- [DATA SECTION]

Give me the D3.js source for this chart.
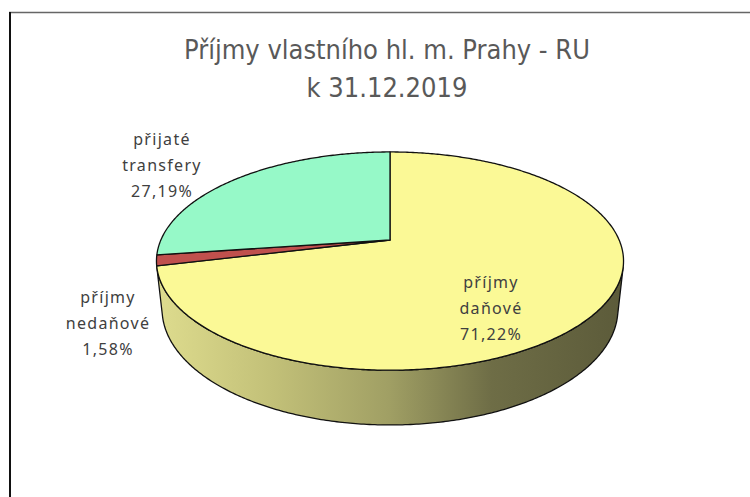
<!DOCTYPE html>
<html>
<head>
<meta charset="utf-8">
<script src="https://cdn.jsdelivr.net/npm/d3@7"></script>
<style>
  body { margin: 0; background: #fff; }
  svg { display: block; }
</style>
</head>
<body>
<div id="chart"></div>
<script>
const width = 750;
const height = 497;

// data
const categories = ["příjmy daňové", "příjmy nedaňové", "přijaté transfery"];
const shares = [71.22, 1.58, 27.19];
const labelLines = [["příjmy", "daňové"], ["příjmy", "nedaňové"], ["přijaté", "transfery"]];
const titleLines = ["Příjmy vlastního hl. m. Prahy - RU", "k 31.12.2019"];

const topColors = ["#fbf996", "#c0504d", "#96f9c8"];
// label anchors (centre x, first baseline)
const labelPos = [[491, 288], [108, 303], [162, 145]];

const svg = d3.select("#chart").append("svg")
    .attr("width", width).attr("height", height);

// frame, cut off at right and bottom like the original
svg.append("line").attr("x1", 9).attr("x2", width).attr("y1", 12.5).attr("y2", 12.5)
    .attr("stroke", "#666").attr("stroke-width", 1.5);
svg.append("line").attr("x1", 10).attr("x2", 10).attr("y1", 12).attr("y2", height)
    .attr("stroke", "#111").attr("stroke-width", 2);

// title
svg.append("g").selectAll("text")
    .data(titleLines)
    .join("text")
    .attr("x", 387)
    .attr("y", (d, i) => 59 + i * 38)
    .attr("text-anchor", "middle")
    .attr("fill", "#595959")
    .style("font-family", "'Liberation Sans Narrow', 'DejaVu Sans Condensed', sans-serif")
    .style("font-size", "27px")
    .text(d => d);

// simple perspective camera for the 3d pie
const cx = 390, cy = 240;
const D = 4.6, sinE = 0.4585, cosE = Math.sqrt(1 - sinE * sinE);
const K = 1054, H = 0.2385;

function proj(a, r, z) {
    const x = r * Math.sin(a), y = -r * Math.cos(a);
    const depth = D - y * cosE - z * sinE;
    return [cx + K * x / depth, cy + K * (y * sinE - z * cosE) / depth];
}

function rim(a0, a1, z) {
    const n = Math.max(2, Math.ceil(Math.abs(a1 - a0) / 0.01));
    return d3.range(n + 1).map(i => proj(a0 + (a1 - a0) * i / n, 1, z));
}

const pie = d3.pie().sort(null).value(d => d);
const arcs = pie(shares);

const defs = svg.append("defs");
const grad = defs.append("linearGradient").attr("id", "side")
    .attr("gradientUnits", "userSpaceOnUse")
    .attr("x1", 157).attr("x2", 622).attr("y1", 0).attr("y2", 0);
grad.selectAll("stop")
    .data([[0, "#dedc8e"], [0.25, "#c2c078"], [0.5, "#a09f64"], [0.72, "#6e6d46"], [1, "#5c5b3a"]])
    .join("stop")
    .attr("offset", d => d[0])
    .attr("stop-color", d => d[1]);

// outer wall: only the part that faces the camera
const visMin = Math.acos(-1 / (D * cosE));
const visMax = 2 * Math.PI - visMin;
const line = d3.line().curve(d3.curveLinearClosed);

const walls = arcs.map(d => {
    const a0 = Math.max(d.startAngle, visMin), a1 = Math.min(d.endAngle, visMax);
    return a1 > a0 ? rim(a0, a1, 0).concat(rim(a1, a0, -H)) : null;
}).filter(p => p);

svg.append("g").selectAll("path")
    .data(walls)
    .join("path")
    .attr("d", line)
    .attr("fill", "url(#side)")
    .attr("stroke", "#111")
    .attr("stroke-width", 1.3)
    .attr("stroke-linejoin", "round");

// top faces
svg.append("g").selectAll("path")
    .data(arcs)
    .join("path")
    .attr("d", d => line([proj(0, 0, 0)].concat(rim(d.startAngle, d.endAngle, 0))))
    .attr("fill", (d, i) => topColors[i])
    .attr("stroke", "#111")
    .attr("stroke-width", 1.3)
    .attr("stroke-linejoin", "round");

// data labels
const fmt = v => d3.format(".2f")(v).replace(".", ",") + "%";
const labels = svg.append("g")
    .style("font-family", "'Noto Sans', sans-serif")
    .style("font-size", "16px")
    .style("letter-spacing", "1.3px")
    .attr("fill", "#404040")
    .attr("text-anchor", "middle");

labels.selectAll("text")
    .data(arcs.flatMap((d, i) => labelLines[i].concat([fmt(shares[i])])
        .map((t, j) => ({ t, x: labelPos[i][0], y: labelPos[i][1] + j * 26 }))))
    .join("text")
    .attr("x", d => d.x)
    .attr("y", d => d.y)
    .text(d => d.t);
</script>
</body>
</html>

- [GOAL OF THE EXERCISE] Pictures are excluded: retype only the lines from the beginning of the listing above through the line with "vlastního hl. m.", both included.

- [FINAL RESULT]
Give me the D3.js source for this chart.
<!DOCTYPE html>
<html>
<head>
<meta charset="utf-8">
<script src="https://cdn.jsdelivr.net/npm/d3@7"></script>
<style>
  body { margin: 0; background: #fff; }
  svg { display: block; }
</style>
</head>
<body>
<div id="chart"></div>
<script>
const width = 750;
const height = 497;

// data
const categories = ["příjmy daňové", "příjmy nedaňové", "přijaté transfery"];
const shares = [71.22, 1.58, 27.19];
const labelLines = [["příjmy", "daňové"], ["příjmy", "nedaňové"], ["přijaté", "transfery"]];
const titleLines = ["Příjmy vlastního hl. m. Prahy - RU", "k 31.12.2019"];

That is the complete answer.